“Poema vegetale”, come lo definisce la traduttrice Susanna Basso, il romanzo Spedizione al baobab della scrittrice sudafricana bianca Wilma Stockenström, che ha vinto numerosi premi tra cui il Grinzane Cavour, e da cui trae ispirazione lo spettacolo, è stato scritto nel 1981 in afrikaans. Ed è bello notare che questo racconto di una schiava trovi parola nella lingua stessa di chi quella sofferenza ha causato, nella lingua gutturale e straniera dell’offesa.
Nelle Memorie di una schiava la protagonista racconta il suo desiderio di opporre resistenza a una vita di violenze alle quali è stata “naturalmente” costretta. Lo spettacolo è il poetico monologo di una figura femminile della quale non si conosce il nome perché – dice – «pronuncio il mio nome e non significa nulla».
L’albero, il mitico e simbolico baobab in cui la vecchia schiava alla fine della sua vita si rifugia, l’accoglie e la protegge. Il baobab è il suo punto di riferimento, il confine spaziale e temporale tra un passato dominato da confusione e terrore e un presente in cui la creatura comincia a riprendere in mano i fili della sua esistenza. Dietro le spalle, in quel “prima diverso”, c’è la schiavitù, con le facce e i corpi dei padroni che hanno tormentato la sua vita.

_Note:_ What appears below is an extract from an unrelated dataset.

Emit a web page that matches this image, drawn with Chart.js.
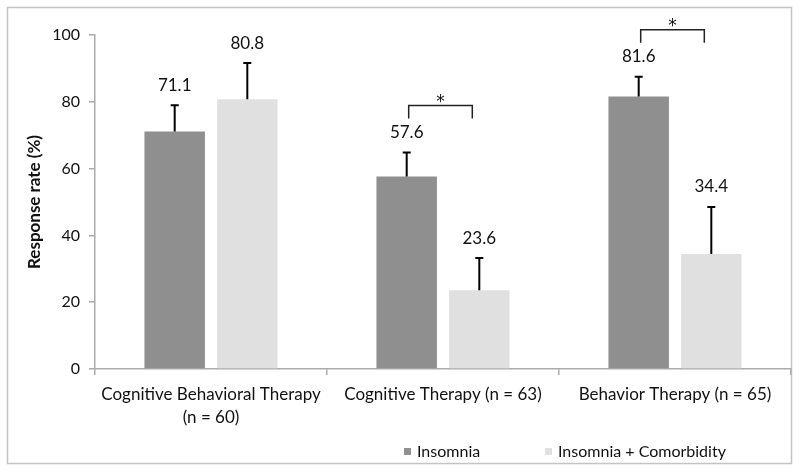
<!DOCTYPE html>
<html>
<head>
<meta charset="utf-8">
<script src="https://cdn.jsdelivr.net/npm/chart.js@4/dist/chart.umd.min.js"></script>
<style>
	html, body { margin: 0; padding: 0; background: #fff; }
	#wrap { width: 800px; height: 473px; }
</style>
</head>
<body>
<div id="wrap"><canvas id="response-chart"></canvas></div>
<script>
const categories = [
	['Cognitive Behavioral Therapy', '(n = 60)'],
	'Cognitive Therapy (n = 63)',
	'Behavior Therapy (n = 65)',
]
const insomnia = [71.1, 57.6, 81.6]
const comorbidity = [80.8, 23.6, 34.4]
const insomniaErr = [7.9, 7.2, 5.9]
const comorbidityErr = [10.8, 9.6, 14.1]
const significant = [false, true, true]
const yTicks = [0, 20, 40, 60, 80, 100]

const errors = [insomniaErr, comorbidityErr]
const font = 'Lato, "Open Sans", sans-serif'
const axisColor = '#ababab'

// frame, error bars, value labels, significance brackets, legend
const extras = {
	id: 'extras',
	beforeDraw(chart) {
		const ctx = chart.ctx
		ctx.save()
		ctx.strokeStyle = '#c4c4c4'
		ctx.lineWidth = 1.5
		ctx.strokeRect(7.5, 7.5, 784, 456)
		ctx.restore()
	},
	afterDatasetsDraw(chart) {
		const ctx = chart.ctx
		const y = chart.scales.y
		const caps = [[], []]
		ctx.save()
		chart.data.datasets.forEach((ds, i) => {
			const meta = chart.getDatasetMeta(i)
			meta.data.forEach((bar, j) => {
				const top = y.getPixelForValue(ds.data[j] + errors[i][j])
				caps[i][j] = top
				ctx.strokeStyle = '#000'
				ctx.lineWidth = 2
				ctx.beginPath()
				ctx.moveTo(bar.x, bar.y)
				ctx.lineTo(bar.x, top)
				ctx.moveTo(bar.x - 4, top)
				ctx.lineTo(bar.x + 4, top)
				ctx.stroke()

				ctx.fillStyle = '#111'
				ctx.font = '17px ' + font
				ctx.textAlign = 'center'
				ctx.textBaseline = 'middle'
				ctx.fillText(ds.data[j].toFixed(1), bar.x, top - 20)
			})
		})

		significant.forEach((sig, j) => {
			if (!sig) return
			const a = chart.getDatasetMeta(0).data[j]
			const b = chart.getDatasetMeta(1).data[j]
			const top = Math.min(caps[0][j], caps[1][j]) - 47
			const x1 = a.x + 2
			const x2 = b.x - 7
			ctx.strokeStyle = '#222'
			ctx.lineWidth = 1.5
			ctx.beginPath()
			ctx.moveTo(x1, top + 13)
			ctx.lineTo(x1, top)
			ctx.lineTo(x2, top)
			ctx.lineTo(x2, top + 13)
			ctx.stroke()
			ctx.fillStyle = '#111'
			ctx.font = '17px "DejaVu Sans", sans-serif'
			ctx.textAlign = 'center'
			ctx.textBaseline = 'middle'
			ctx.fillText('*', (x1 + x2) / 2, top - 3)
		})

		// legend
		const items = [
			{ text: 'Insomnia', color: chart.data.datasets[0].backgroundColor, x: 404 },
			{ text: 'Insomnia + Comorbidity', color: chart.data.datasets[1].backgroundColor, x: 545 },
		]
		items.forEach(it => {
			ctx.fillStyle = it.color
			ctx.fillRect(it.x, 448, 7, 7)
			ctx.fillStyle = '#111'
			ctx.font = '16px ' + font
			ctx.textAlign = 'left'
			ctx.textBaseline = 'middle'
			ctx.fillText(it.text, it.x + 13, 452)
		})
		ctx.restore()
	},
}

const chartData = {
	labels: categories,
	datasets: [
		{
			label: 'Insomnia',
			data: insomnia,
			backgroundColor: '#8f8f8f',
			categoryPercentage: 0.626,
			barPercentage: 0.833,
		},
		{
			label: 'Insomnia + Comorbidity',
			data: comorbidity,
			backgroundColor: '#e0e0e0',
			categoryPercentage: 0.626,
			barPercentage: 0.833,
		},
	],
}

const config = {
	type: 'bar',
	data: chartData,
	options: {
		responsive: false,
		animation: false,
		devicePixelRatio: 1,
		layout: { padding: { left: 8, right: 9, top: 35, bottom: 44 } },
		plugins: {
			legend: { display: false },
			tooltip: { enabled: false },
		},
		scales: {
			x: {
				grid: {
					drawOnChartArea: false,
					tickLength: 6,
					color: axisColor,
					lineWidth: 1.5,
					offset: true,
				},
				border: { color: axisColor, width: 1.5 },
				ticks: {
					color: '#111',
					font: { family: font, size: 17, lineHeight: 1.35 },
					maxRotation: 0,
					padding: 8,
				},
				afterFit(scale) {
					scale.height = 60
				},
			},
			y: {
				min: 0,
				max: 100,
				afterBuildTicks(scale) {
					scale.ticks = yTicks.map(v => ({ value: v }))
				},
				grid: {
					drawOnChartArea: false,
					tickLength: 6,
					color: axisColor,
					lineWidth: 1.5,
				},
				border: { color: axisColor, width: 1.5 },
				ticks: {
					color: '#111',
					font: { family: font, size: 16 },
					padding: 9,
				},
				title: {
					display: true,
					text: 'Response rate (%)',
					color: '#111',
					font: { family: font, size: 17, weight: 'bold' },
					padding: { top: 16, bottom: 0 },
				},
				afterFit(scale) {
					scale.width = 87
				},
			},
		},
	},
	plugins: [extras],
}

const canvaRef = document.querySelector('#response-chart')
canvaRef.width = 800
canvaRef.height = 473

const responseChart = new Chart(canvaRef, config)
</script>
</body>
</html>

Le riflessioni della protagonista ci aiutano a pensare e ci spingono a indagare sulle schiavitù di oggi, sulle nuove forme di costrizione che continuano a negare la libertà e la dignità umana.
Le parole poetiche di Wilma Stockenström, la sua storia della schiava sudafricana, si sovrappongono alle storie e ai volti delle ragazze nigeriane, senegalesi, ghanesi, albanesi di oggi.
La messa in scena si muove su diversi piani narrativi: parole, immagini e musiche, eseguite dal vivo da Baba Sissoko, griot maliano chiamato a raccontare nuove e più amare storie, a intonare un solo grande “canto corale di libertà”.